- What is being asked -
From the very first line of the data to the line containing "asean_yticks = [0, 250, 500, 750, 1000]", retype everything exactly, leaving the pictures behind.

============================================================

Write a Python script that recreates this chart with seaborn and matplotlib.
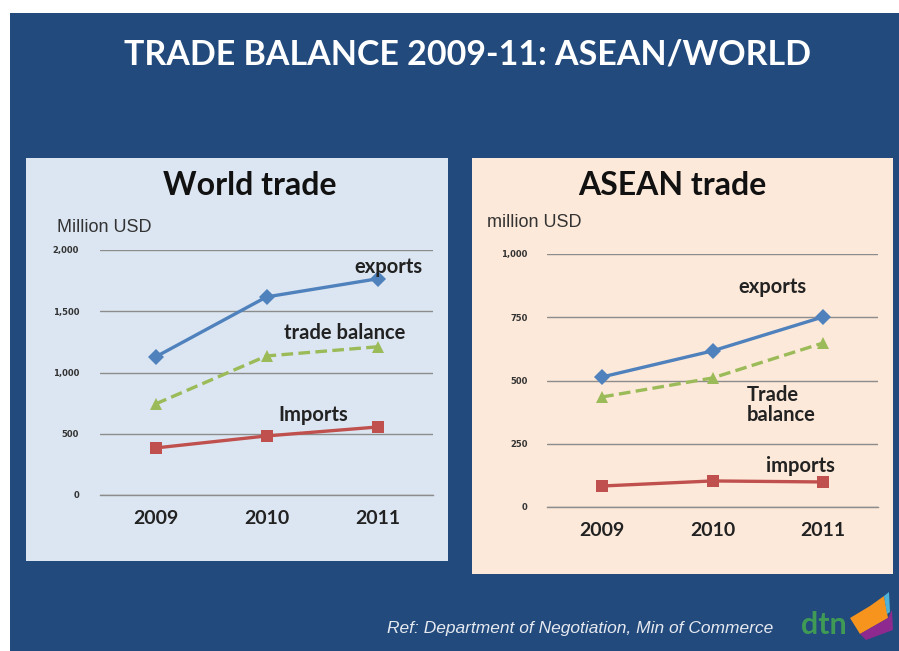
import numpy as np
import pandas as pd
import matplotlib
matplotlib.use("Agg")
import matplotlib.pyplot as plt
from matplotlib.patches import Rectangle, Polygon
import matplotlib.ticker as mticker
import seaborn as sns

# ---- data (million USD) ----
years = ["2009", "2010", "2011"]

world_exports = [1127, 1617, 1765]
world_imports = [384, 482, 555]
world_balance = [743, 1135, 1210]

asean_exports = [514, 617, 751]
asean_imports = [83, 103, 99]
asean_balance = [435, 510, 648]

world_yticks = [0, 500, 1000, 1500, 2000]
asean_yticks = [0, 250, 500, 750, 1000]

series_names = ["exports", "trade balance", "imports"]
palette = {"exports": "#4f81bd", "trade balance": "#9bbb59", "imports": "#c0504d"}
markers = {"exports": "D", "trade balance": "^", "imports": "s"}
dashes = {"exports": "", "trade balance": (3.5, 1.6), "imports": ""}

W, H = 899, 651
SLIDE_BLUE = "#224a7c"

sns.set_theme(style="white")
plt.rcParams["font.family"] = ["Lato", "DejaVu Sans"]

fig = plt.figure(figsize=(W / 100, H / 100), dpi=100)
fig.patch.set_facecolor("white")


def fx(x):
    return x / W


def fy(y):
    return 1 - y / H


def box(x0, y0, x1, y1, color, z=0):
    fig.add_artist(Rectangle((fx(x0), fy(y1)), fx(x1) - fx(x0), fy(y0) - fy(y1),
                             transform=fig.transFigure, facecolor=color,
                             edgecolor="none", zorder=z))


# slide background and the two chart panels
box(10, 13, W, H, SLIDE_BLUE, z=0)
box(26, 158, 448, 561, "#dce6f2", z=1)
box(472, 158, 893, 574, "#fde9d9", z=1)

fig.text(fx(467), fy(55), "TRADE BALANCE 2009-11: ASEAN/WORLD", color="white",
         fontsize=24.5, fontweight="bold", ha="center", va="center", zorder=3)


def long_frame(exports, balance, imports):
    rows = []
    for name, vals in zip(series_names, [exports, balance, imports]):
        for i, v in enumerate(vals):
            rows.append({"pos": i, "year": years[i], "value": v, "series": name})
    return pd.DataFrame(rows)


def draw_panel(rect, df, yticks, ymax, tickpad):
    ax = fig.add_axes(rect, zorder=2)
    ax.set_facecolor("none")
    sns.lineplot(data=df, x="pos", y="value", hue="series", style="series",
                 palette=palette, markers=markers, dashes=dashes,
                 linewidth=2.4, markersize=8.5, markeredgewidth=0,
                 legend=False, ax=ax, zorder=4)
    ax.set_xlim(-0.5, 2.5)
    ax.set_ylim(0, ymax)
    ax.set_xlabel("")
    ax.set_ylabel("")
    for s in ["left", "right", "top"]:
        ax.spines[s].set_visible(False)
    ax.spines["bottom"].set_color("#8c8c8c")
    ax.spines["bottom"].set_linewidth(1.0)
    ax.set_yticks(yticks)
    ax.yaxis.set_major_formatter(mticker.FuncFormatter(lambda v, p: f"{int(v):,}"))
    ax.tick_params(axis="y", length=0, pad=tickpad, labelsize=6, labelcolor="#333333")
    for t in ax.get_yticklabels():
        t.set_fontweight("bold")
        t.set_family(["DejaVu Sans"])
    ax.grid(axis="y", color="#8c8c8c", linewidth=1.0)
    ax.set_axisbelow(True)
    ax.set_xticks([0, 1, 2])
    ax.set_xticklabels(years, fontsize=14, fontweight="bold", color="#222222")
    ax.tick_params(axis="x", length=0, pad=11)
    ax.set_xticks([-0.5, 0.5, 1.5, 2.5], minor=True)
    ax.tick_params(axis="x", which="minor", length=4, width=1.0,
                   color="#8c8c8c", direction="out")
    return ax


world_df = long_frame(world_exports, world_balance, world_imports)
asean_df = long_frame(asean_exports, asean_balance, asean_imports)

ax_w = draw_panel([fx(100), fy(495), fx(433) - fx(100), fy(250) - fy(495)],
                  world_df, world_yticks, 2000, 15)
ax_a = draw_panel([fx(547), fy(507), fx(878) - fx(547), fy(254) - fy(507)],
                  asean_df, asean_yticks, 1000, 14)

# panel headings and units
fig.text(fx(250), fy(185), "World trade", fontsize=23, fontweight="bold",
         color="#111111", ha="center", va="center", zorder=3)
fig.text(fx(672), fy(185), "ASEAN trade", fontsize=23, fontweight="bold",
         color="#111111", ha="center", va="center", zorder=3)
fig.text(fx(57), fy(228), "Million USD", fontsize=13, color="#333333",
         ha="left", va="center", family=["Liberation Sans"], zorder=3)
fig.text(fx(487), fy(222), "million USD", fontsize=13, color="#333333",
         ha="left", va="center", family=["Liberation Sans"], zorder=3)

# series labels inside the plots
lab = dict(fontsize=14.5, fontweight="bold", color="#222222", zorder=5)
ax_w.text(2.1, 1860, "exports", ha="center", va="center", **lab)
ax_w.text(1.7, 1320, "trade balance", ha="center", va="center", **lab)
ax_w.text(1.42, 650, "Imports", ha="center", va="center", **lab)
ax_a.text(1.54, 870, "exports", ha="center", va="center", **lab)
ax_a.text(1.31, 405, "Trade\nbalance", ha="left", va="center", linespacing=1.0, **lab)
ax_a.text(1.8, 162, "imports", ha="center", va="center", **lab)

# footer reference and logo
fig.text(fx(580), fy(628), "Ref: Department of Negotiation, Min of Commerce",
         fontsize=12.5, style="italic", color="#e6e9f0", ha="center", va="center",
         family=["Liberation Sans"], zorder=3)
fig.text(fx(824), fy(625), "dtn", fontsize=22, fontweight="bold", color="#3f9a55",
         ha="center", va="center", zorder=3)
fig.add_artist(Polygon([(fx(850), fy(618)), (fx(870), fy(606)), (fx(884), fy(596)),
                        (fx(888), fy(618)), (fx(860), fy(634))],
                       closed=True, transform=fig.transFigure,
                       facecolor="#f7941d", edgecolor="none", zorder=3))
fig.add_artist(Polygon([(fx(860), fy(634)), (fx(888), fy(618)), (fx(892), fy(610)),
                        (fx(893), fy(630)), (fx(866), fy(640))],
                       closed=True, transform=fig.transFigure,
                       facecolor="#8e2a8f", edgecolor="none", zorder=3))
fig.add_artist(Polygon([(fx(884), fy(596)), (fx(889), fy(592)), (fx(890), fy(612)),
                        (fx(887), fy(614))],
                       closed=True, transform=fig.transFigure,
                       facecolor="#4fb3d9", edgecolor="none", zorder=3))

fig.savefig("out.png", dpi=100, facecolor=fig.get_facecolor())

============================================================

- Written reply -
Write a Python script that recreates this chart with seaborn and matplotlib.
import numpy as np
import pandas as pd
import matplotlib
matplotlib.use("Agg")
import matplotlib.pyplot as plt
from matplotlib.patches import Rectangle, Polygon
import matplotlib.ticker as mticker
import seaborn as sns

# ---- data (million USD) ----
years = ["2009", "2010", "2011"]

world_exports = [1127, 1617, 1765]
world_imports = [384, 482, 555]
world_balance = [743, 1135, 1210]

asean_exports = [514, 617, 751]
asean_imports = [83, 103, 99]
asean_balance = [435, 510, 648]

world_yticks = [0, 500, 1000, 1500, 2000]
asean_yticks = [0, 250, 500, 750, 1000]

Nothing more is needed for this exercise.